The bacon in the oven will absorb all the beautiful flavors and enhance this dish.
What is Raclette?
Raclette is a Swiss cheese very popular in France. Semi-hard cheese that is used for melting, however, tastes delicious cut into slices.
I used raclette cheese, if that is not available use any cheese that will melt such as Gruyere and Emmenthal. To purchase raclette, click HERE
I would not recommend, however, using cheddar, it will change the taste completely of the dish.
When selecting the bacon, make sure the slices are thick, and applewood smoked would work beautifully as well with this dish.
If you have a mandoline, do use it to slice the potatoes. Having them cut even will permit each slice to cook evenly.
Do parboil the potatoes. This step will allow you to make it the day before cooking. Also will cut in half the cooking time.
Salting the cooking water to parboil the potatoes allows your potatoes to be seasoned in the cooking process and reduces the extra salt later.
When cutting the raclette cheese, ensure all the pieces are even. Better melting distribution.

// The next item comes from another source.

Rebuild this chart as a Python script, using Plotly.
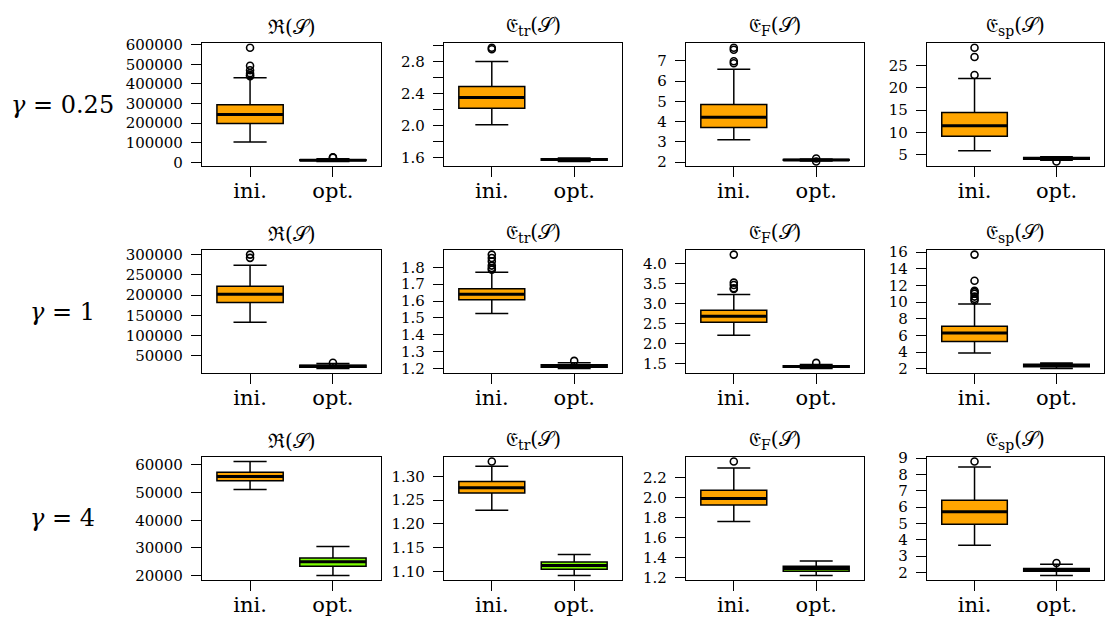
import plotly.graph_objects as go

GAMMAS = ["0.25", "1", "4"]
METRICS = ["ℜ(𝒮)", "𝔈<sub>tr</sub>(𝒮)", "𝔈<sub>F</sub>(𝒮)", "𝔈<sub>sp</sub>(𝒮)"]
CATEGORIES = ["ini.", "opt."]

# box statistics, rows = gamma, columns = metric
INI_LOW = [[104000, 2.01, 3.11, 5.9], [133000, 1.526, 2.21, 3.9], [51100, 1.229, 1.758, 3.67]]
INI_Q1 = [[198000, 2.215, 3.71, 9.16], [182000, 1.607, 2.54, 5.29], [54300, 1.265, 1.924, 4.95]]
INI_MED = [[244000, 2.35, 4.22, 11.5], [202000, 1.64, 2.69, 6.3], [55800, 1.276, 1.99, 5.71]]
INI_Q3 = [[294000, 2.486, 4.85, 14.5], [222000, 1.673, 2.835, 7.1], [57300, 1.289, 2.072, 6.42]]
INI_HIGH = [[432000, 2.797, 6.58, 22.1], [274000, 1.771, 3.23, 9.77], [61200, 1.321, 2.294, 8.45]]
INI_OUT = [
    [[585000, 493000, 470000, 455000, 445000, 440000], [2.95, 2.97], [7.65, 7.55, 6.98, 6.88], [29.0, 26.9, 22.9]],
    [[300000, 292000], [1.875, 1.855, 1.835, 1.81, 1.795, 1.785], [4.23, 3.53, 3.47, 3.39, 3.37],
     [15.7, 12.56, 11.37, 11.2, 11.0, 10.67, 10.4, 10.2]],
    [[], [1.331], [2.359], [8.79]],
]
OPT_LOW = [[4000, 1.55, 2.06, 3.8], [19000, 1.20, 1.38, 2.05], [20100, 1.092, 1.219, 1.82]]
OPT_Q1 = [[9000, 1.565, 2.09, 4.0], [22000, 1.207, 1.41, 2.25], [23400, 1.105, 1.261, 2.08]]
OPT_MED = [[11000, 1.575, 2.11, 4.2], [24500, 1.215, 1.43, 2.4], [25000, 1.113, 1.288, 2.17]]
OPT_Q3 = [[13000, 1.585, 2.13, 4.4], [27000, 1.222, 1.45, 2.55], [26400, 1.120, 1.31, 2.25]]
OPT_HIGH = [[18000, 1.595, 2.16, 4.6], [31000, 1.234, 1.48, 2.7], [30500, 1.136, 1.362, 2.5]]
OPT_OUT = [
    [[24000, 26000], [], [2.03, 2.18], [3.5]],
    [[33000], [1.245], [1.52], []],
    [[], [], [], [2.58]],
]

TICKVALS = [
    [[0, 100000, 200000, 300000, 400000, 500000, 600000], [1.6, 1.8, 2.0, 2.2, 2.4, 2.6, 2.8, 3.0],
     [2, 3, 4, 5, 6, 7], [5, 10, 15, 20, 25]],
    [[50000, 100000, 150000, 200000, 250000, 300000], [1.2, 1.3, 1.4, 1.5, 1.6, 1.7, 1.8],
     [1.5, 2.0, 2.5, 3.0, 3.5, 4.0], [2, 4, 6, 8, 10, 12, 14, 16]],
    [[20000, 30000, 40000, 50000, 60000], [1.10, 1.15, 1.20, 1.25, 1.30],
     [1.2, 1.4, 1.6, 1.8, 2.0, 2.2], [2, 3, 4, 5, 6, 7, 8, 9]],
]
TICKTEXT = [
    [["0", "100000", "200000", "300000", "400000", "500000", "600000"],
     ["1.6", " ", "2.0", " ", "2.4", " ", "2.8", " "],
     ["2", "3", "4", "5", "6", "7"], ["5", "10", "15", "20", "25"]],
    [["50000", "100000", "150000", "200000", "250000", "300000"],
     ["1.2", "1.3", "1.4", "1.5", "1.6", "1.7", "1.8"],
     ["1.5", "2.0", "2.5", "3.0", "3.5", "4.0"], ["2", "4", "6", "8", "10", "12", "14", "16"]],
    [["20000", "30000", "40000", "50000", "60000"], ["1.10", "1.15", "1.20", "1.25", "1.30"],
     ["1.2", "1.4", "1.6", "1.8", "2.0", "2.2"], ["2", "3", "4", "5", "6", "7", "8", "9"]],
]

INI_COLOR = "#FFA500"
OPT_COLOR = "#7CFC00"
FONT = "DejaVu Serif"

W, H = 1105, 626
COL_X = [(202, 381), (444, 622), (686, 864), (927, 1104)]
ROW_Y = [(36, 162), (248, 374), (460, 586)]
BOX_W = 0.8

fig = go.Figure()
annotations = []

for r in range(3):
    for c in range(4):
        idx = r * 4 + c + 1
        xa = "x" if idx == 1 else f"x{idx}"
        ya = "y" if idx == 1 else f"y{idx}"
        stats = [
            (1, INI_LOW, INI_Q1, INI_MED, INI_Q3, INI_HIGH, INI_OUT, INI_COLOR),
            (2, OPT_LOW, OPT_Q1, OPT_MED, OPT_Q3, OPT_HIGH, OPT_OUT, OPT_COLOR),
        ]
        allv = []
        for pos, lo, q1, md, q3, hi, out, col in stats:
            fig.add_trace(go.Box(
                x=[pos], q1=[q1[r][c]], median=[md[r][c]], q3=[q3[r][c]],
                lowerfence=[lo[r][c]], upperfence=[hi[r][c]],
                width=BOX_W, whiskerwidth=0.5, fillcolor=col,
                line=dict(color="black", width=1.5), boxpoints=False,
                xaxis=xa, yaxis=ya, showlegend=False, hoverinfo="skip",
            ))
            fig.add_trace(go.Scatter(
                x=[pos - BOX_W / 2, pos + BOX_W / 2], y=[md[r][c], md[r][c]],
                mode="lines", line=dict(color="black", width=3),
                xaxis=xa, yaxis=ya, showlegend=False, hoverinfo="skip",
            ))
            if out[r][c]:
                fig.add_trace(go.Scatter(
                    x=[pos] * len(out[r][c]), y=out[r][c], mode="markers",
                    marker=dict(symbol="circle-open", size=7, color="black",
                                line=dict(width=1.6, color="black")),
                    xaxis=xa, yaxis=ya, showlegend=False, hoverinfo="skip",
                ))
            allv += [lo[r][c], hi[r][c]] + list(out[r][c])
        vmin, vmax = min(allv), max(allv)
        pad = (vmax - vmin) * 0.04
        x0, x1 = COL_X[c]
        y0, y1 = ROW_Y[r]
        xdom = [x0 / W, x1 / W]
        ydom = [1 - y1 / H, 1 - y0 / H]
        key = "" if idx == 1 else str(idx)
        fig.layout[f"xaxis{key}"] = dict(
            domain=xdom, anchor=ya, range=[0.42, 2.58],
            tickmode="array", tickvals=[1, 2], ticktext=CATEGORIES,
            ticks="outside", ticklen=10, tickwidth=1, tickcolor="black",
            ticklabelstandoff=-4,
            showline=True, mirror=True, linecolor="black", linewidth=1.2,
            showgrid=False, zeroline=False, fixedrange=True,
            tickfont=dict(family=FONT, size=21, color="black"),
        )
        fig.layout[f"yaxis{key}"] = dict(
            domain=ydom, anchor=xa, range=[vmin - pad, vmax + pad],
            tickmode="array", tickvals=TICKVALS[r][c], ticktext=TICKTEXT[r][c],
            ticks="outside", ticklen=10, tickwidth=1, tickcolor="black",
            ticklabelstandoff=5,
            showline=True, mirror=True, linecolor="black", linewidth=1.2,
            showgrid=False, zeroline=False, fixedrange=True,
            tickfont=dict(family=FONT, size=15, color="black"),
        )
        annotations.append(dict(
            text=METRICS[c], xref="paper", yref="paper",
            x=(xdom[0] + xdom[1]) / 2, y=ydom[1], xanchor="center", yanchor="bottom",
            yshift=2, showarrow=False, font=dict(family=FONT, size=20, color="black"),
        ))
    annotations.append(dict(
        text=f"<i>γ</i> = {GAMMAS[r]}", xref="paper", yref="paper",
        x=62 / W, y=1 - (ROW_Y[r][0] + ROW_Y[r][1]) / 2 / H,
        xanchor="center", yanchor="middle", showarrow=False,
        font=dict(family=FONT, size=24, color="black"),
    ))

fig.update_layout(
    width=W, height=H, margin=dict(l=0, r=0, t=0, b=0),
    paper_bgcolor="white", plot_bgcolor="white",
    font=dict(family=FONT, color="black"),
    annotations=annotations, showlegend=False,
)

fig.write_html("out.html")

Onion and bacon cooked together are one of my favorite combinations. The bacon flavor is absorbed by the onion, giving it that rich flavor we love to bite into.
The heavy cream gives it that very rich, soft flavor when you bite into those soft potato slices. I would not use milk as a substitute as it will not show you the same savory taste.
Storing and reheating
Super easy to reheat and delicious as the first day you made it.

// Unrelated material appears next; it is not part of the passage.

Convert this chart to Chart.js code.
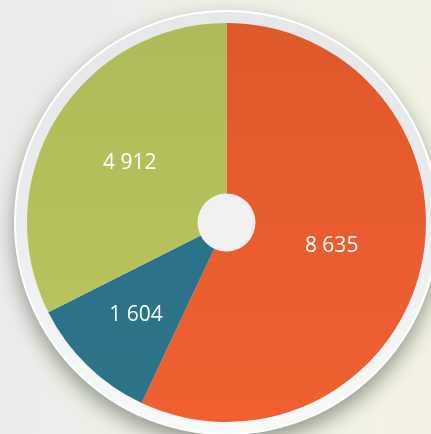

It can store in the refrigerator for a couple of days, covered with aluminum foil.
Ensure it is completely cooled off before covering it to avoid condensation in your dish.
Bring back to room temperature. Cover tightly with aluminum foil that you will have lightly spread with butter.
Place in an oven preheated at 325F degrees for about 20 minutes or until hot. Keep an eye on it, as you do not want to burn.
Serve and enjoy.
This is the perfect companion to so many wonderful dishes
Preheat oven to 400F. In a large pot of salted boiling water, cook the potatoes for 8 to 10 minutes. They should be slightly cooked but still firm. Drain and set aside.
In a medium-size skillet over medium-high heat melt and warm the butter and the olive oil. Add the onions and let them sweat for 5 minutes. add the bacon pieces to the skillet and cook for another 5 minutes until they have reached a light golden color.
Cut the raclette cheese into small cubes. Butter a gratin dish with butter. Layer half the potatoes and top with half the bacon-onion mixture and half of the cheese. Season with salt and pepper. Repeat the same with the remaining potatoes and mixture. Sprinkle the heavy cream over it. Place in the hot oven and cook for 15 to 20 minutes. Remove when the top is a light golden color and let it rest before serving.